** Exercise brief **
Out of the lines below, please list those that hold the string "this".

** Figure scripts **

--- START ---

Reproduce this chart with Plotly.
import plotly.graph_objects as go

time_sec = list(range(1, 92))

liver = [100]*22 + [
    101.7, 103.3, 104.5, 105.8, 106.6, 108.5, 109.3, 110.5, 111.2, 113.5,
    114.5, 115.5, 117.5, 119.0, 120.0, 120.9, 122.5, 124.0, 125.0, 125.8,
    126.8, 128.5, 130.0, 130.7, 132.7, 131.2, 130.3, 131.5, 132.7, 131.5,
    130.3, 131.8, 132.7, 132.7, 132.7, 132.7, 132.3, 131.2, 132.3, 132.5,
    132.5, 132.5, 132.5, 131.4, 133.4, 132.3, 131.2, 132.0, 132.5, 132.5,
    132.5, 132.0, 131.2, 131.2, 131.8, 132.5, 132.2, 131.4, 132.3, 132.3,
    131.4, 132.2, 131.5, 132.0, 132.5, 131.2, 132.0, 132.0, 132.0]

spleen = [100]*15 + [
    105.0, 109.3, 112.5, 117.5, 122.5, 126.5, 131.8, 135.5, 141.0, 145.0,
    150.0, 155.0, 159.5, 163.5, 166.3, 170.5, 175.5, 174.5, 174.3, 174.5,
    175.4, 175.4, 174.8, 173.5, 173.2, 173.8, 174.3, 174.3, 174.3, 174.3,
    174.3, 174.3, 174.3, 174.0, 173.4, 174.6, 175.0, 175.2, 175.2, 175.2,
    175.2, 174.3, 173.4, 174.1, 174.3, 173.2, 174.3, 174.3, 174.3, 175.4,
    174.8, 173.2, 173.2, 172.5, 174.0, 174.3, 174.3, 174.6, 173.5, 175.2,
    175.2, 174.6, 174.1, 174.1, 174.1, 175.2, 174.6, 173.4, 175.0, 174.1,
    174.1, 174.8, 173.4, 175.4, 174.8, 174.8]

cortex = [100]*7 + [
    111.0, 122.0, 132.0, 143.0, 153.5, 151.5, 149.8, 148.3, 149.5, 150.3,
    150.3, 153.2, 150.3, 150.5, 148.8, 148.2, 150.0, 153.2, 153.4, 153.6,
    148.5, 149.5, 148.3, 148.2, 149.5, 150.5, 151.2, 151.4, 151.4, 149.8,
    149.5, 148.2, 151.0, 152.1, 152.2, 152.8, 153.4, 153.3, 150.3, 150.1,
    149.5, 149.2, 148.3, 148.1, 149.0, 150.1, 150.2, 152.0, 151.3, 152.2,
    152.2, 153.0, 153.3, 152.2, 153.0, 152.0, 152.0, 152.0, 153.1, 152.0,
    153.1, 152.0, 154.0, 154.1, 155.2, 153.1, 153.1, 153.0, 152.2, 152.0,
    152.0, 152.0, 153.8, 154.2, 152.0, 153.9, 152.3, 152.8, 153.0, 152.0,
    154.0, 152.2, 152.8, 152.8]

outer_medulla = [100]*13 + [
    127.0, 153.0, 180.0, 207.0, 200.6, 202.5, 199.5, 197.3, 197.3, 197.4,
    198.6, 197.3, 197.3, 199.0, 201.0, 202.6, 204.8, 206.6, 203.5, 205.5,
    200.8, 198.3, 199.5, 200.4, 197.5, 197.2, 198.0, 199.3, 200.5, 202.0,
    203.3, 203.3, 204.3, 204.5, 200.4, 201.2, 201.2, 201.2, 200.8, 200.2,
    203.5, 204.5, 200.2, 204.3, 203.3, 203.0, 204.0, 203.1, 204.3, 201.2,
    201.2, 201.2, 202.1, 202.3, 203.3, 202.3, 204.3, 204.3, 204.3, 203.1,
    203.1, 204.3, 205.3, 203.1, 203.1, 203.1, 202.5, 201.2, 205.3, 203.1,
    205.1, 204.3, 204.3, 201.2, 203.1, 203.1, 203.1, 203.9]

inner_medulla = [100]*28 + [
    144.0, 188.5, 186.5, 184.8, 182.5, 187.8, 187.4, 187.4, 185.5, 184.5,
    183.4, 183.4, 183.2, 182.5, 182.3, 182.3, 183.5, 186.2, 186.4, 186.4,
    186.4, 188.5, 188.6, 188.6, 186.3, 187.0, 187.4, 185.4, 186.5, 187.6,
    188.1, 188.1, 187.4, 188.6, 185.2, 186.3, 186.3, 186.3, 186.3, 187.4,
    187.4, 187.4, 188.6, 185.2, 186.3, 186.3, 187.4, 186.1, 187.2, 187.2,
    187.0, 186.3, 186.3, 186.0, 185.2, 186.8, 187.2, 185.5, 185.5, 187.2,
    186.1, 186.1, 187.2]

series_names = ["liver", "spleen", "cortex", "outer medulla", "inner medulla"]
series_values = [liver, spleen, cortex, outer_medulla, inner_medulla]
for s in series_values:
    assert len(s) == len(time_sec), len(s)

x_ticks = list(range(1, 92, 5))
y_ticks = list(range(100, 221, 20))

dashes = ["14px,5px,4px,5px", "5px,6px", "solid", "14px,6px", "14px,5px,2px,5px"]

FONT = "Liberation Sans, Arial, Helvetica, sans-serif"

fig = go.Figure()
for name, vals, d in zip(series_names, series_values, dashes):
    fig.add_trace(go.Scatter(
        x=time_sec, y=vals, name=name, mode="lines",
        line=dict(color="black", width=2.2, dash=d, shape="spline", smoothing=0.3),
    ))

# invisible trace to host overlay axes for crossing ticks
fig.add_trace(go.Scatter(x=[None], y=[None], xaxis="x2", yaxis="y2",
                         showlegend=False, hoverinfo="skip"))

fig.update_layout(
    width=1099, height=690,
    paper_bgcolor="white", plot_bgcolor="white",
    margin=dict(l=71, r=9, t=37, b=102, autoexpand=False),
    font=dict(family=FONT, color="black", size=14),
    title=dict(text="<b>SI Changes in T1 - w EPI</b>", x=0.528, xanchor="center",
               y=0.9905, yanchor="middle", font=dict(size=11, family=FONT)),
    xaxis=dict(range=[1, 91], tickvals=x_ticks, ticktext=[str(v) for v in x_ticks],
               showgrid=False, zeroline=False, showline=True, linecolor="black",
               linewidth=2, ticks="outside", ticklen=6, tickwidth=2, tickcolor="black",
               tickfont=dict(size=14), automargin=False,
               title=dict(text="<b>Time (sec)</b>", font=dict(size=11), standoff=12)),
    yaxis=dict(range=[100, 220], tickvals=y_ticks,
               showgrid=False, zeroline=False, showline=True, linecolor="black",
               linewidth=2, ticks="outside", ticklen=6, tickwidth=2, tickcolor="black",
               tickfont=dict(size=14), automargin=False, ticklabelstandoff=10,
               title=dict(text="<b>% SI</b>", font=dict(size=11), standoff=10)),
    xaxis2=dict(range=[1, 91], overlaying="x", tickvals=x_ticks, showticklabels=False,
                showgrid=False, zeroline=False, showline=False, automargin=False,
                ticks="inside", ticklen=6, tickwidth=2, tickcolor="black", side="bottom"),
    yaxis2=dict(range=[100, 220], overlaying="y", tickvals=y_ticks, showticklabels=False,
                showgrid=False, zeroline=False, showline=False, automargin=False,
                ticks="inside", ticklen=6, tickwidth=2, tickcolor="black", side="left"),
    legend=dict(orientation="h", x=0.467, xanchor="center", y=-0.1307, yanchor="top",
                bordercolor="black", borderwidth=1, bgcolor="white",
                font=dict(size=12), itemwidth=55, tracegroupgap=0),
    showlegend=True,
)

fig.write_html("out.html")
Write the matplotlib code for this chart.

--- END ---

** Reply to the exercise **
Reproduce this chart with Plotly.
Write the matplotlib code for this chart.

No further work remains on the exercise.